**Task objective**
Strip the pictures and reproduce the rest of the listing exactly.

**Available data**
BEGIN
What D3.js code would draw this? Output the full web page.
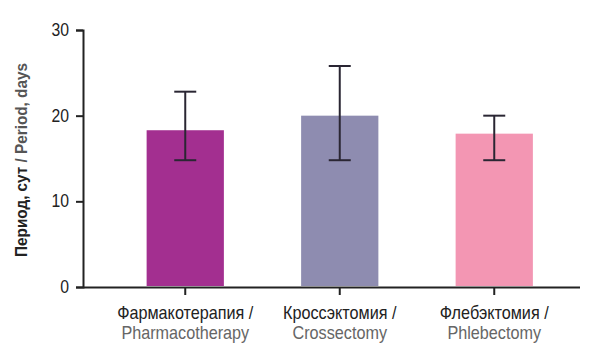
<!DOCTYPE html>
<html>
<head>
<meta charset="utf-8">
<script src="https://cdn.jsdelivr.net/npm/d3@7"></script>
<style>
  body { margin: 0; background: #fff; }
  text { font-family: "Liberation Sans", Arial, sans-serif; }
</style>
</head>
<body>
<svg id="chart" width="600" height="363"></svg>
<script>
  // data
  var groupsRu = ["Фармакотерапия /", "Кроссэктомия /", "Флебэктомия /"]
  var groupsEn = ["Pharmacotherapy", "Crossectomy", "Phlebectomy"]
  var means = [18.3, 20.0, 17.9]
  var errLow = [14.8, 14.8, 14.8]
  var errHigh = [22.8, 25.8, 20.0]
  var colors = ["#a32f90", "#8e8cb0", "#f396b3"]
  var yTicks = [0, 10, 20, 30]

  var narrow = 0.9 // condensed look

  var svg = d3.select("#chart")

  var x = d3.scaleBand()
    .domain(groupsRu)
    .range([108, 571.5])
    .paddingInner(0.5)
    .paddingOuter(0.25)

  var y = d3.scaleLinear()
    .domain([0, 30])
    .range([287, 30])

  // y axis
  var yAxis = svg.append("g")
    .attr("transform", "translate(83,0)")
    .call(d3.axisLeft(y).tickValues(yTicks).tickSize(7).tickPadding(5))
  yAxis.selectAll("text").attr("font-size", 17.5).attr("fill", "#222")
    .attr("font-family", "Liberation Sans")
    .attr("transform", "scale(" + narrow + ",1)")
    .attr("x", -14 / narrow)

  // x axis line + ticks
  var xAxis = svg.append("g")
    .attr("transform", "translate(0,287)")
    .call(d3.axisBottom(x).tickSize(8).tickFormat(""))
  xAxis.select(".domain").attr("d", "M83,0.5H580")

  svg.selectAll(".domain, .tick line")
    .attr("stroke", "#222")
    .attr("stroke-width", 2)

  // bars
  svg.selectAll("rect.bar")
    .data(means)
    .enter()
    .append("rect")
    .attr("class", "bar")
    .attr("x", function(d, i){ return x(groupsRu[i]) })
    .attr("width", x.bandwidth())
    .attr("y", function(d){ return y(d) })
    .attr("height", function(d){ return y(0) - y(d) - 1 })
    .attr("fill", function(d, i){ return colors[i] })

  // error bars
  var eb = svg.selectAll("g.err")
    .data(means)
    .enter()
    .append("g")
    .attr("class", "err")
    .attr("stroke", "#2a2633")
    .attr("stroke-width", 2)
  var cx = function(i){ return x(groupsRu[i]) + x.bandwidth() / 2 }
  eb.append("line")
    .attr("x1", function(d, i){ return cx(i) })
    .attr("x2", function(d, i){ return cx(i) })
    .attr("y1", function(d, i){ return y(errLow[i]) })
    .attr("y2", function(d, i){ return y(errHigh[i]) })
  eb.append("line")
    .attr("x1", function(d, i){ return cx(i) - 11 })
    .attr("x2", function(d, i){ return cx(i) + 11 })
    .attr("y1", function(d, i){ return y(errHigh[i]) })
    .attr("y2", function(d, i){ return y(errHigh[i]) })
  eb.append("line")
    .attr("x1", function(d, i){ return cx(i) - 11 })
    .attr("x2", function(d, i){ return cx(i) + 11 })
    .attr("y1", function(d, i){ return y(errLow[i]) })
    .attr("y2", function(d, i){ return y(errLow[i]) })

  // category labels
  var lab = svg.selectAll("g.cat")
    .data(groupsRu)
    .enter()
    .append("g")
    .attr("class", "cat")
    .attr("transform", function(d){
      return "translate(" + (x(d) + x.bandwidth() / 2) + ",0) scale(" + narrow + ",1)"
    })
  lab.append("text")
    .attr("text-anchor", "middle")
    .attr("font-size", 18)
    .attr("y", 319)
    .attr("fill", "#222")
    .text(function(d){ return d })
  lab.append("text")
    .attr("text-anchor", "middle")
    .attr("font-size", 18)
    .attr("y", 339)
    .attr("fill", "#666")
    .text(function(d, i){ return groupsEn[i] })

  // y axis title
  var yt = svg.append("text")
    .attr("transform", "translate(27,160) rotate(-90) scale(" + narrow + ",1)")
    .attr("text-anchor", "middle")
    .attr("font-size", 17)
  yt.append("tspan").attr("font-weight", "bold").attr("fill", "#222").text("Период, сут ")
  yt.append("tspan").attr("font-weight", "bold").attr("fill", "#555").text("/ Period, days")
</script>
</body>
</html>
END
**Response below**
What D3.js code would draw this? Output the full web page.
<!DOCTYPE html>
<html>
<head>
<meta charset="utf-8">
<script src="https://cdn.jsdelivr.net/npm/d3@7"></script>
<style>
  body { margin: 0; background: #fff; }
  text { font-family: "Liberation Sans", Arial, sans-serif; }
</style>
</head>
<body>
<svg id="chart" width="600" height="363"></svg>
<script>
  // data
  var groupsRu = ["Фармакотерапия /", "Кроссэктомия /", "Флебэктомия /"]
  var groupsEn = ["Pharmacotherapy", "Crossectomy", "Phlebectomy"]
  var means = [18.3, 20.0, 17.9]
  var errLow = [14.8, 14.8, 14.8]
  var errHigh = [22.8, 25.8, 20.0]
  var colors = ["#a32f90", "#8e8cb0", "#f396b3"]
  var yTicks = [0, 10, 20, 30]

  var narrow = 0.9 // condensed look

  var svg = d3.select("#chart")

  var x = d3.scaleBand()
    .domain(groupsRu)
    .range([108, 571.5])
    .paddingInner(0.5)
    .paddingOuter(0.25)

  var y = d3.scaleLinear()
    .domain([0, 30])
    .range([287, 30])

  // y axis
  var yAxis = svg.append("g")
    .attr("transform", "translate(83,0)")
    .call(d3.axisLeft(y).tickValues(yTicks).tickSize(7).tickPadding(5))
  yAxis.selectAll("text").attr("font-size", 17.5).attr("fill", "#222")
    .attr("font-family", "Liberation Sans")
    .attr("transform", "scale(" + narrow + ",1)")
    .attr("x", -14 / narrow)

  // x axis line + ticks
  var xAxis = svg.append("g")
    .attr("transform", "translate(0,287)")
    .call(d3.axisBottom(x).tickSize(8).tickFormat(""))
  xAxis.select(".domain").attr("d", "M83,0.5H580")

  svg.selectAll(".domain, .tick line")
    .attr("stroke", "#222")
    .attr("stroke-width", 2)

  // bars
  svg.selectAll("rect.bar")
    .data(means)
    .enter()
    .append("rect")
    .attr("class", "bar")
    .attr("x", function(d, i){ return x(groupsRu[i]) })
    .attr("width", x.bandwidth())
    .attr("y", function(d){ return y(d) })
    .attr("height", function(d){ return y(0) - y(d) - 1 })
    .attr("fill", function(d, i){ return colors[i] })

  // error bars
  var eb = svg.selectAll("g.err")
    .data(means)
    .enter()
    .append("g")
    .attr("class", "err")
    .attr("stroke", "#2a2633")
    .attr("stroke-width", 2)
  var cx = function(i){ return x(groupsRu[i]) + x.bandwidth() / 2 }
  eb.append("line")
    .attr("x1", function(d, i){ return cx(i) })
    .attr("x2", function(d, i){ return cx(i) })
    .attr("y1", function(d, i){ return y(errLow[i]) })
    .attr("y2", function(d, i){ return y(errHigh[i]) })
  eb.append("line")
    .attr("x1", function(d, i){ return cx(i) - 11 })
    .attr("x2", function(d, i){ return cx(i) + 11 })
    .attr("y1", function(d, i){ return y(errHigh[i]) })
    .attr("y2", function(d, i){ return y(errHigh[i]) })
  eb.append("line")
    .attr("x1", function(d, i){ return cx(i) - 11 })
    .attr("x2", function(d, i){ return cx(i) + 11 })
    .attr("y1", function(d, i){ return y(errLow[i]) })
    .attr("y2", function(d, i){ return y(errLow[i]) })

  // category labels
  var lab = svg.selectAll("g.cat")
    .data(groupsRu)
    .enter()
    .append("g")
    .attr("class", "cat")
    .attr("transform", function(d){
      return "translate(" + (x(d) + x.bandwidth() / 2) + ",0) scale(" + narrow + ",1)"
    })
  lab.append("text")
    .attr("text-anchor", "middle")
    .attr("font-size", 18)
    .attr("y", 319)
    .attr("fill", "#222")
    .text(function(d){ return d })
  lab.append("text")
    .attr("text-anchor", "middle")
    .attr("font-size", 18)
    .attr("y", 339)
    .attr("fill", "#666")
    .text(function(d, i){ return groupsEn[i] })

  // y axis title
  var yt = svg.append("text")
    .attr("transform", "translate(27,160) rotate(-90) scale(" + narrow + ",1)")
    .attr("text-anchor", "middle")
    .attr("font-size", 17)
  yt.append("tspan").attr("font-weight", "bold").attr("fill", "#222").text("Период, сут ")
  yt.append("tspan").attr("font-weight", "bold").attr("fill", "#555").text("/ Period, days")
</script>
</body>
</html>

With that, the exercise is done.